Mr. Ghosn is convinced that consumers will respond to the availability of a vehicle that uses no gasoline, is affordably priced, attractively designed and offers the same everyday practicalities as a conventionally fuelled car. The “zero emissions” produced by the LEAF is an “added bonus,” according to Mr. Ghosn. “There are no tailpipe emissions because there is no tailpipe,” he points out.

Nissan LEAF
Nissan LEAF. Click image to enlarge

However, Nissan does not see the introduction of the LEAF in isolation from development of the infrastructure that produces electricity. Mr. Ghosn suggests that recharging EVs will mostly take place, during off-peak times, and that the initial production plans of 500,000 LEAFs globally in 2012 is a quantity that will barely impact existing infrastructures.

“By the time we get to 50 or 100 million EVs, we’ll need a transformation of the delivery system for electricity,” said Mr. Ghosn, but in the meantime, the plan is that the primary charging station for the LEAF will be the home, and secondary venues will be quick charging stations operated by commercial suppliers. The quick charging stations will charge the LEAF to 80 per cent of full capacity in 30 minutes.

Although the LEAF is clearly an automotive breakthrough, some will question its restricted range and extended charging times, not to mention the safety and reliability of its battery. To this Mr. Ghosn replies that the LEAF represents a first step in mass EV transportation that will lead to further developments and advancements. Consequently, as the scale of the EV sector increases, the cost of components like the battery will fall (along with its size and weight) while output is expected to increase. Charging times, likewise, should get shorter over time.

Nissan LEAF
Nissan LEAF
Nissan LEAF. Click image to enlarge

Canadians will naturally be concerned about the effectiveness of the lithium-ion battery in winter, as conventional batteries lose their power when the temperature drops. Mark Perry, Nissan’s Director of Product Development, says that the LEAF battery doesn’t lose power until minus 20 degrees Celsius, and that even when temperatures fall below that point, the power loss is only a few per cent. However, the battery will be challenged in winter by extensive use of the heater, heated seats, heated mirrors and rear-defroster, all of which are typically not used during the warmer months (the air conditioner, in comparison, is more efficient than the heater, requiring less energy to operate). In any event, range will be reduced in the winter, although it still may be sufficient for daily requirements without a supplementary charge.

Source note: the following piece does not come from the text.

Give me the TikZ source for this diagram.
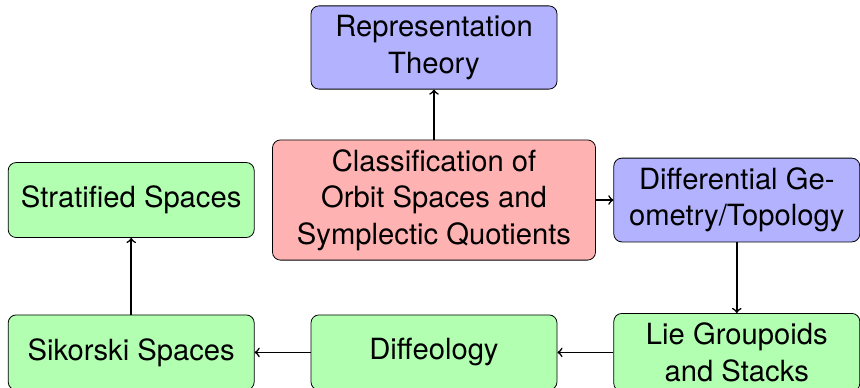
\documentclass[tikz,border=0pt]{standalone}
\usepackage{fontspec}
\setmainfont{TeX Gyre Heros}
\usetikzlibrary{positioning}

\begin{document}
\begin{tikzpicture}[
        node distance=25pt and 28pt,
        box/.style={rectangle, draw, rounded corners=4pt, minimum width=123pt, minimum height=37.5pt, align=center, inner sep=4.8pt, font=\fontsize{14.6}{18.2}\selectfont},
        arrow/.style={->, thick}
    ]
        \useasboundingbox (-217pt,23.75pt) rectangle (213pt,-169.75pt);

        \node[box, fill=blue!30] (REP) {Representation\\Theory};
        \node[box, fill=red!30, minimum width=161.5pt, below=of REP] (CLS) {Classification of\\Orbit Spaces and\\Symplectic Quotients};

        \node[box, fill=green!30, below=27pt of CLS] (DIF) {Diffeology};
        \node[box, fill=green!30, right=of DIF] (LIE) {Lie Groupoids\\and Stacks};
        \node[box, fill=green!30, left=of DIF] (SIK) {Sikorski Spaces};

        \node[box, fill=blue!30] (GEO) at (LIE |- CLS) {Differential Ge-\\ometry/Topology};
        \node[box, fill=green!30] (STR) at (SIK |- CLS) {Stratified Spaces};

        \draw[arrow] (CLS) -- (REP);
        \draw[arrow] (CLS) -- (GEO);
        \draw[arrow] (GEO) -- (LIE);
        \draw[arrow] (LIE) -- (DIF);
        \draw[arrow] (DIF) -- (SIK);
        \draw[arrow] (SIK) -- (STR);
    \end{tikzpicture}
\end{document}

Another criticism and a pretty obvious one at this point, is that if you don’t have a driveway and access to a 220-volt outlet, the LEAF will not be for you – at least, not until apartment buildings come with outlets at their parking spots, or quick charging stations proliferate.

Concerning the battery, consumers may wonder what happens if the battery in their LEAF is made obsolete by a better model. A wrinkle on LEAF ownership is that the battery will be leased to consumers, rather than owned by them. The plan is to enable owners to retrofit more advanced batteries as they become available, with the old batteries recycled.

Nissan LEAF
Nissan LEAF. Click image to enlarge

The Los Angeles preview of the Nissan LEAF represented the first leg of a 22-city North American tour of the vehicle, although invitees didn’t get a chance to drive one (a LEAF was there as a static display). What we did drive for a few minutes on a closed course was a Nissan Versa built on a LEAF platform. That vehicle was silent in operation, simple to drive, and notably powerful under acceleration.

Along with the LEAF, Nissan has announced two more as-yet unnamed vehicles that will use the same technology: a light commercial vehicle and an Infiniti compact luxury vehicle.